Tom Rogan, Washington Examiner

Zuckerberg “claims that ‘we,’ as society, now have a special responsibility to facilitate his efforts to keep people ‘safe’ from reprehensible rhetoric. We have no such obligation. Facebook already offers users the ability to block or ignore accounts they find distasteful. If they don’t like how Facebook is governing speech, they can quit…
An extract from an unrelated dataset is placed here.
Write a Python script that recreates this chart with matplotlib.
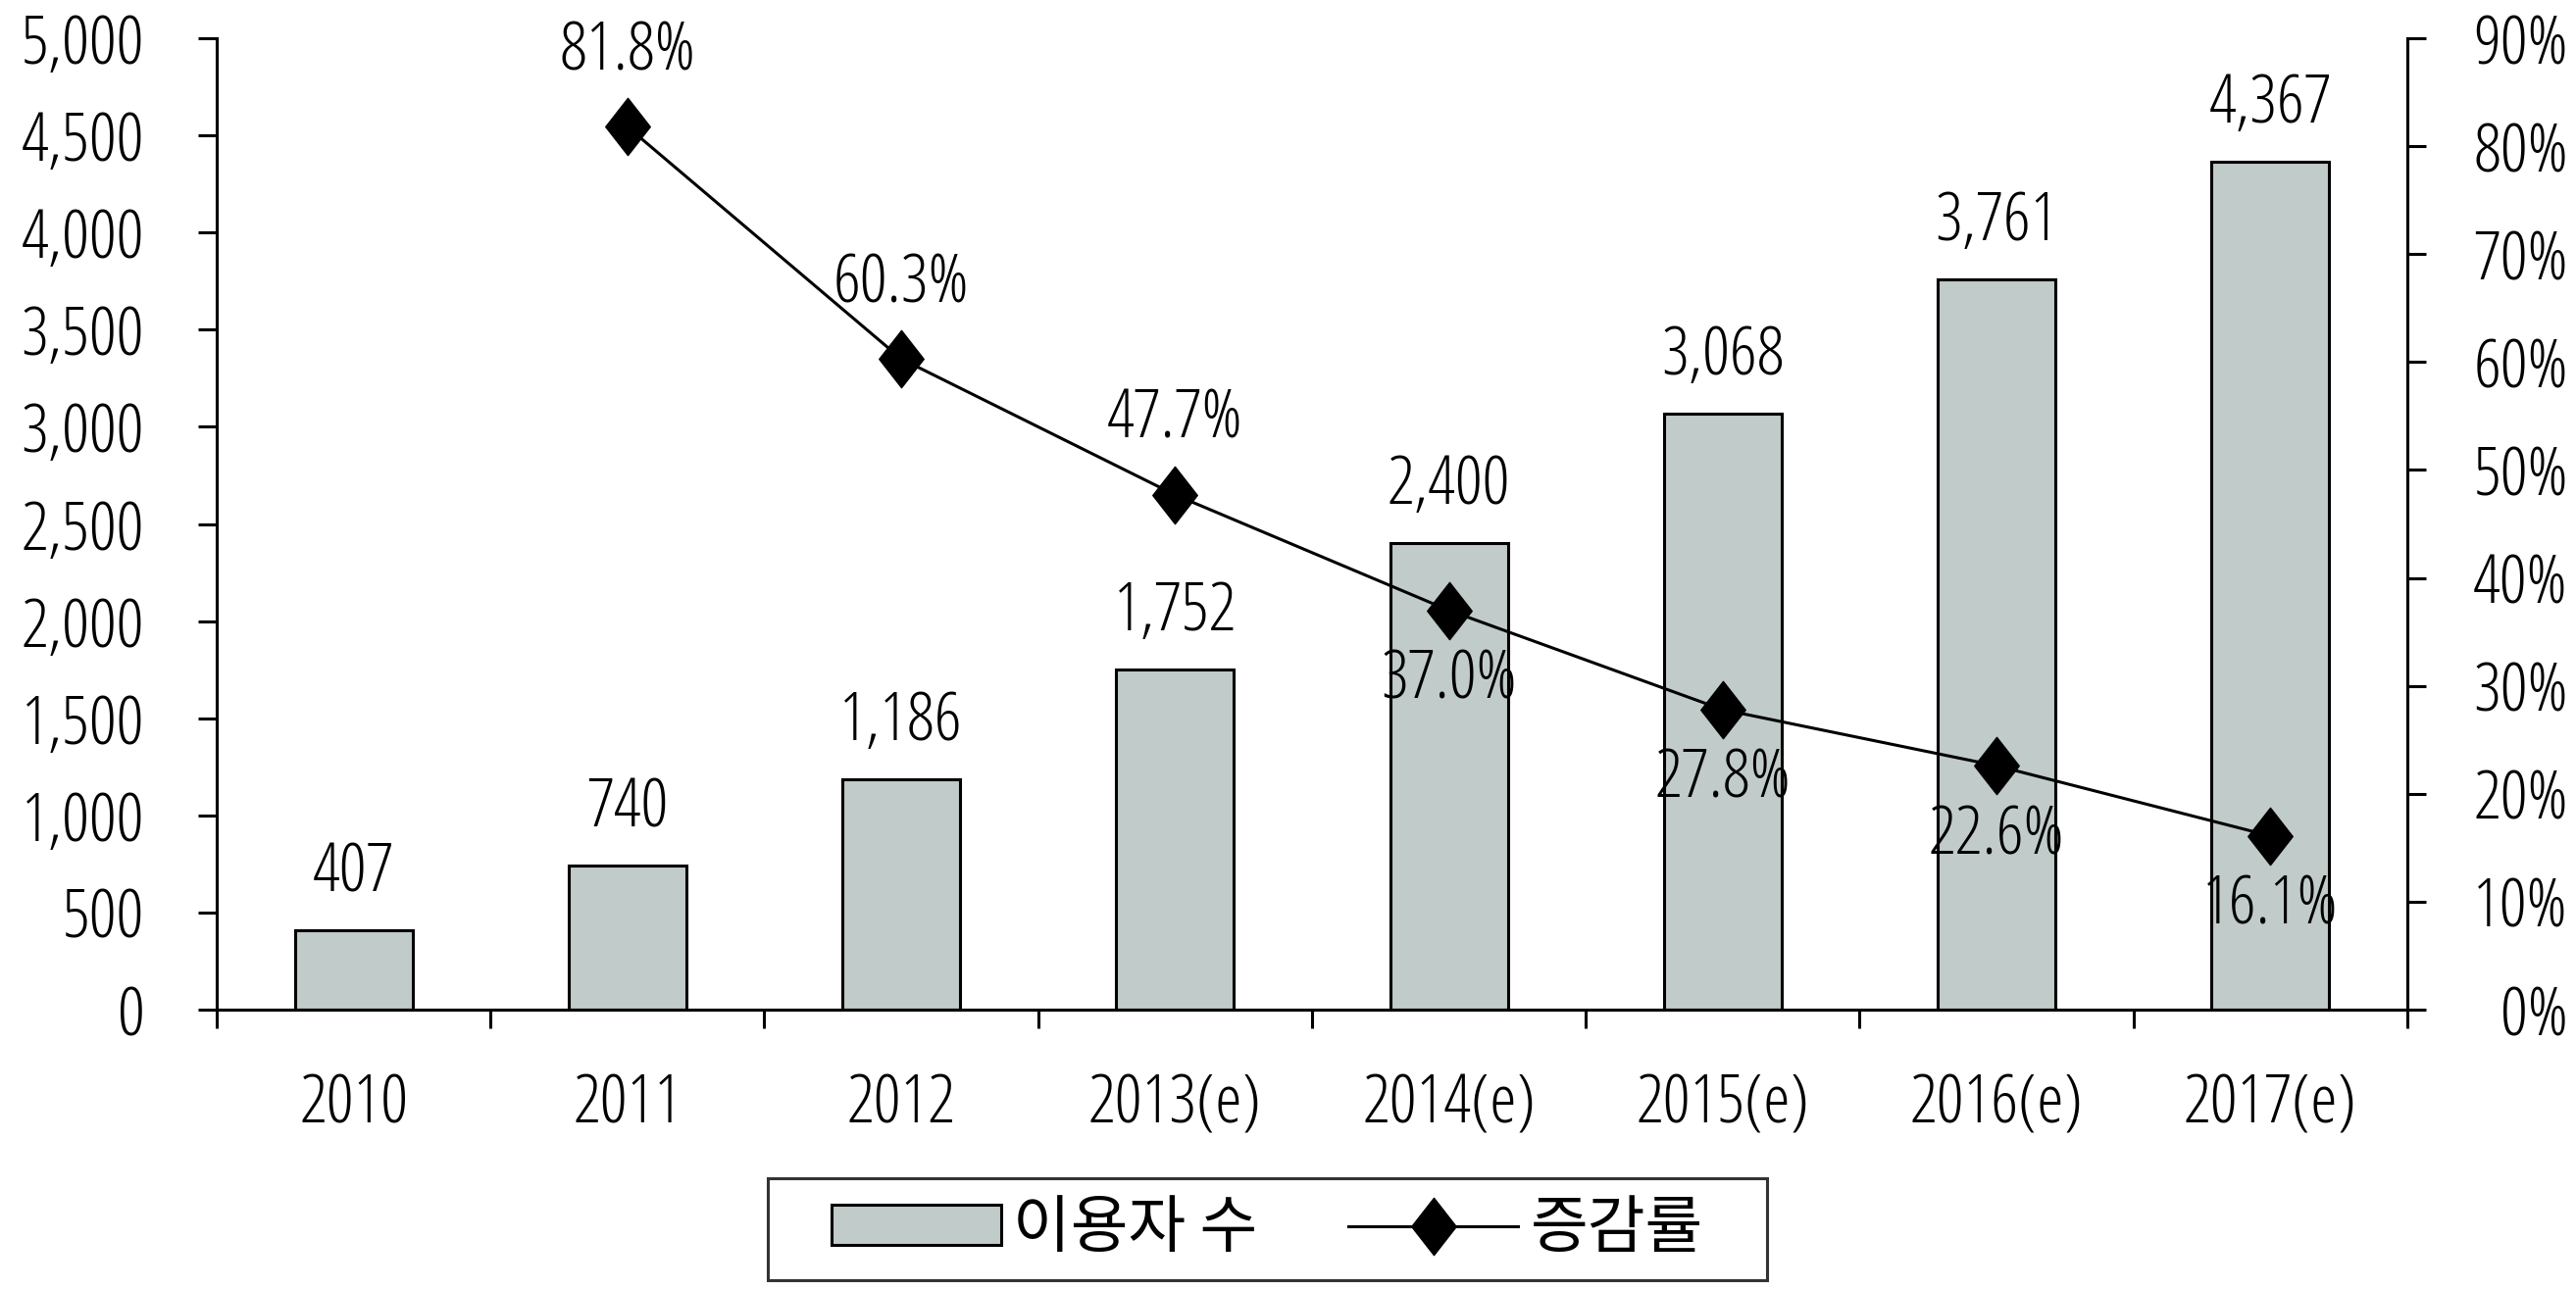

“Moreover, Zuckerberg wants to institute these plans in ‘common global framework.’ Well, Vladimir Putin recently signed a bill that makes it a crime to ‘disrespect’ the state and spread ‘fake news.’ France, who Zuckerberg says he is already working with, has passed hate-speech laws that allow the banning of political content. As do many other nations, including Canada. And let’s not forget fully authoritarian nations like China. Are those the countries that Zuckerberg trusts to assist the United States in instituting a framework for acceptable Internet speech?”
David Harsanyi, The Federalist

“The costs of regulation, such as privacy rules, are easier for bigger businesses to bear and they can create higher barriers to entry for competitors. And forgive us if we’re wary of letting politicians on the right or left dictate content decisions. Before he invites the protection of the political class, Mr. Zuckerberg should have Facebook fix Facebook.”
Editorial Board, Wall Street Journal

“Warren's anti-trust activism is based on a misreading of history and economics. She argues that it was Washington's trust-busting effort in the 1990s against Microsoft that helped give birth to Google and Facebook… These are dubious claims, at best. Microsoft didn't miss the mobile revolution because it was distracted by the Clinton administration's decision to sue the company over unfair dealings with Netscape… It's much more likely that Microsoft fell into a trap that often ensnares large, dominant firms: It simply couldn't adjust to a business paradigm shift where its model — desktop PCs running Windows — was no longer the center of the universe.”
James Pethokoukis, The Week

“Warren’s proposal is obviously formulated without taking any account of the interests of users and consumers… Why does Google provide a tool without which it’s impossible to imagine contemporary life — and has opened up vast vistas of readily available information — for free? Because it can monetize it with advertising. Without the advertising revenue, which Warren insists should be a separate business, Google has no incentive to devote engineers to constantly improving its search engine…

“Amazon doesn’t have anything close to a monopoly in food retail. Rather than taking over the sector, it’s spurring investment and innovation. The nation’s largest supermarket chain, Kroger was founded in 1883. It was slated to increase its spending on investment 200 percent in 2018, developing a self-checkout app and robot delivery, precisely because the space is so competitive. We’ve seen the same effect in retail. Falling behind Amazon, Target invested massively on improving across the board, and in one quarter in 2018, had its best sales growth in more than a decade. This past holiday season it sought to one-up Amazon by offering free two-day shipping. This is the market working.”